When I was talking to a fourth-year student this semester, I learned that her friend was just four credits short for graduation, which really put him in a difficult situation. The best solution that instantly popped into my mind was doing an independent study. Not only because that was a practical way for him to get the credits, but also because it’s truly enjoyable.
I learned about independent study as an option in my first semester. An upperclassman in my political science class was taking one with the professor of the class. I learned that the basic process was registering with a teacher, reading and researching on a designated topic and meeting with the teacher routinely to get advice. At the end of the semester, the student presents a product to record a semester’s findings. As a curious first-year student who was interested in research and independent exploration, I signed up with my professor immediately. Now that my project is halfway through, I can honestly say that it’s more fun and rewarding than I expected.

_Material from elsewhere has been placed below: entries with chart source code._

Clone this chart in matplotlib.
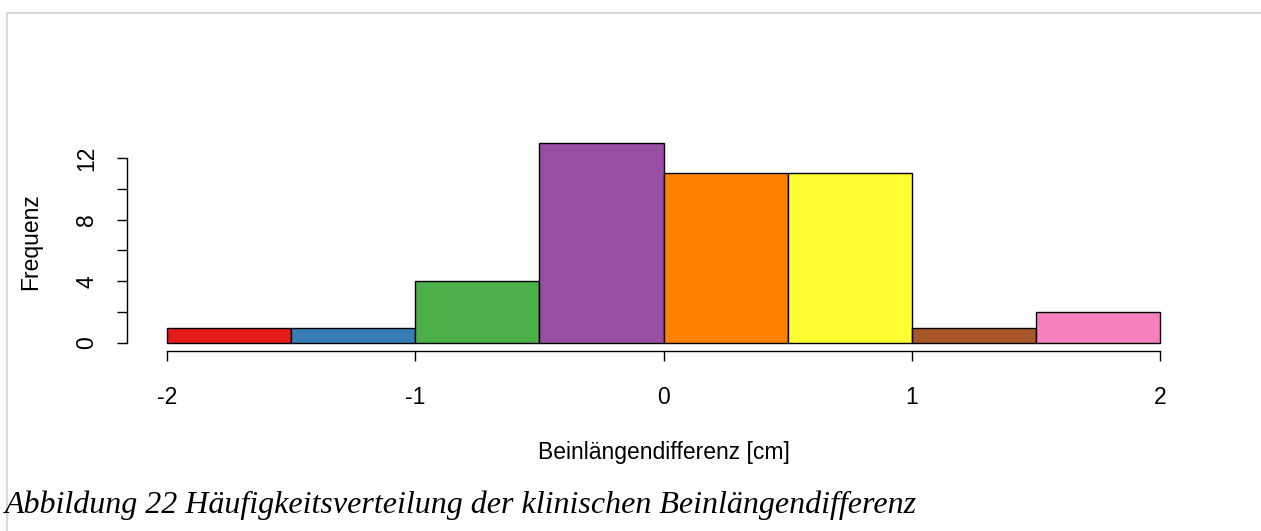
import matplotlib
matplotlib.use("agg")
import matplotlib.pyplot as plt
from matplotlib.lines import Line2D

# histogram of clinical leg length difference, bins of 0.5 cm
bin_edges = [-2.0, -1.5, -1.0, -0.5, 0.0, 0.5, 1.0, 1.5, 2.0]
counts = [1, 1, 4, 13, 11, 11, 1, 2]
bar_colors = ["#E41A1C", "#377EB8", "#4DAF4A", "#984EA3",
              "#FF7F00", "#FFFF33", "#A65628", "#F781BF"]
x_ticks = [-2, -1, 0, 1, 2]
y_ticks = [0, 2, 4, 6, 8, 10, 12]
y_labels = ["0", "", "4", "", "8", "", "12"]
caption = "Abbildung 22 Häufigkeitsverteilung der klinischen Beinlängendifferenz"

W, H = 1261, 531
fig = plt.figure(figsize=(W / 100, H / 100), dpi=100)

# plot region in pixels (R-style: 4% padding around the data range)
left, right, top, bottom = 127.3, 1199.7, 134.5, 351.0
ax = fig.add_axes([left / W, 1 - bottom / H, (right - left) / W, (bottom - top) / H])

for lo, hi, c, col in zip(bin_edges[:-1], bin_edges[1:], counts, bar_colors):
    ax.bar(lo, c, width=hi - lo, align="edge", color=col,
           edgecolor="black", linewidth=1.0)

xr = bin_edges[-1] - bin_edges[0]
ax.set_xlim(bin_edges[0] - 0.04 * xr, bin_edges[-1] + 0.04 * xr)
ax.set_ylim(-0.04 * max(counts), max(counts) * 1.04)

for s in ["top", "right"]:
    ax.spines[s].set_visible(False)
ax.spines["bottom"].set_bounds(x_ticks[0], x_ticks[-1])
ax.spines["left"].set_bounds(y_ticks[0], y_ticks[-1])
for s in ["bottom", "left"]:
    ax.spines[s].set_linewidth(1.0)

font = "Liberation Sans"
fs = 16.5
ax.set_xticks(x_ticks)
ax.set_xticklabels([str(t) for t in x_ticks], family=font, fontsize=fs)
ax.set_yticks(y_ticks)
ax.set_yticklabels(y_labels, family=font, fontsize=fs, rotation=90, va="center")
ax.tick_params(axis="both", direction="out", length=7, width=1.0)
ax.tick_params(axis="x", pad=18)
ax.tick_params(axis="y", pad=14)

fig.text(664 / W, 1 - 452 / H, "Beinlängendifferenz [cm]", family=font,
         fontsize=fs, ha="center", va="center")
fig.text(31 / W, 1 - 242 / H, "Frequenz", family=font, fontsize=fs,
         rotation=90, ha="center", va="center")

fig.text(5 / W, 1 - 505 / H, caption, family="Liberation Serif",
         style="italic", fontsize=23, ha="left", va="center")

# light frame around the figure area
fig.add_artist(Line2D([7 / W, 1260 / W], [1 - 13 / H, 1 - 13 / H],
                      color="#d8d8d8", linewidth=1.5, transform=fig.transFigure))
fig.add_artist(Line2D([7 / W, 7 / W], [1 - 13 / H, 0],
                      color="#d8d8d8", linewidth=1.5, transform=fig.transFigure))

fig.savefig("out.png", dpi=100)
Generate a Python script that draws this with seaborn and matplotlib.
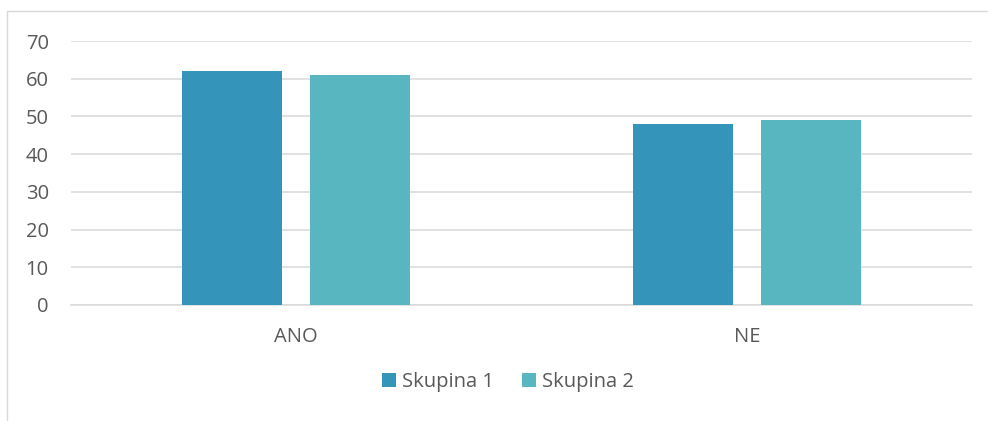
import matplotlib
matplotlib.use("Agg")
import matplotlib.pyplot as plt
from matplotlib.patches import Rectangle
import seaborn as sns
import pandas as pd

categories = ["ANO", "NE"]
series_names = ["Skupina 1", "Skupina 2"]
skupina1 = [62, 48]
skupina2 = [61, 49]
yticks = [0, 10, 20, 30, 40, 50, 60, 70]

df = pd.DataFrame({
    "cat": categories * 2,
    "series": [series_names[0]] * len(categories) + [series_names[1]] * len(categories),
    "value": skupina1 + skupina2,
})

sns.set_theme(style="white")
plt.rcParams["font.family"] = ["Open Sans", "DejaVu Sans"]

txt = "#595959"
grid = "#d9d9d9"
fs = 14.5

fig = plt.figure(figsize=(9.88, 4.21), dpi=100)
ax = fig.add_axes([71 / 988, (421 - 305) / 421, (972 - 71) / 988, (305 - 41) / 421])

sns.barplot(data=df, x="cat", y="value", hue="series", order=categories,
            hue_order=series_names, palette=["#3494BA", "#58B6C0"],
            width=0.568, gap=0.219, saturation=1, ax=ax, legend=True,
            edgecolor="none", zorder=3)

ax.set_ylim(0, 70)
ax.set_xlim(-0.5, 1.5)
ax.set_yticks(yticks)
ax.set_yticklabels([str(v) for v in yticks])
ax.yaxis.grid(True, color=grid, linewidth=1.1, zorder=0)
ax.set_axisbelow(True)
for s in ["top", "right", "left"]:
    ax.spines[s].set_visible(False)
ax.spines["bottom"].set_color(grid)
ax.spines["bottom"].set_linewidth(1.1)
ax.spines["bottom"].set_zorder(1)
ax.tick_params(axis="both", length=0, labelsize=fs, labelcolor=txt)
ax.tick_params(axis="y", pad=16)
ax.tick_params(axis="x", pad=16)
ax.set_xlabel("")
ax.set_ylabel("")

handles, labels = ax.get_legend_handles_labels()
ax.get_legend().remove()
fig.legend(handles, labels, loc="center", bbox_to_anchor=(508 / 988, (421 - 382) / 421),
           ncol=2, frameon=False, fontsize=fs, labelcolor=txt,
           handlelength=0.7, handleheight=0.7, handletextpad=0.3, columnspacing=1.4)

fig.add_artist(Rectangle((7 / 988, -0.05), 1.1, (421 - 11) / 421 + 0.05,
                         transform=fig.transFigure, fill=False,
                         edgecolor=grid, linewidth=1.0))

fig.savefig("out.png", dpi=100, facecolor="white")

What was most attractive to me about independent study was that I got to choose my own topic. For example, when we talked about an incidence of political turbulence that took place in Beijing during my Chinese foreign policy class, I was hugely intrigued by the topic. I wanted to dig deeper into that topic, but unfortunately, there were no courses specifically focusing on that topic. That’s when an independent study came to my mind. As far as I know, students have been exploring various fascinating programs from China’s One Belt One Road Initiative to international NGOs.
There’s no reason to give up an appealing topic even if no courses on it are offered. Through
independent study, the scope of our learning can be expanded. It’s not a stretch to think that successful independent study projects could even inspire new courses.
Besides the flexibility in picking topics, independent studies offer a truly personalized learning experience where you have plenty of chance to talk to the instructor one-on-one. During my weekly meeting with my instructor, I got to hear his personal opinion on incidents that I wouldn’t have been able to hear otherwise.
As it was my first time writing a research paper, he guided me through the method. More importantly, I got to know my teacher as a person, not just someone who reads my assignments. It was very interesting to talk to him about his research and his own academic dedication. When I was taking his class, he was intimidating as some figure of authority. However, when I saw the excitement in his eyes talking about his opinion of Deng Xiaoping’s policy, I felt a mutual passion and excitement about intellectual inquiry.
Such personal contact is precious in that it really helped me think about my future path under the mentorship of a well-established researcher. It also convinces me that we are in a tight academic community; we are allies with our faculty members in the process of exploring the universe.
In the end, what I love the most about my independent study experience is the fun of problem-solving. Independent study is like unfolding a map. You can only see the truth at the end. In the process you may encounter doubts, but you may also enjoy the excitement of discovering something brand new. The joy of discovery, I believe, is a crucial part of our college experience. Besides, this kind of independent project is excellent practice for writing a senior thesis.
For those who are interested, each department usually has its own independent study courses. Talk to your professor and find out what you want to study, and you will be ready to go.
Yingying Cai is a first-year anthropology major.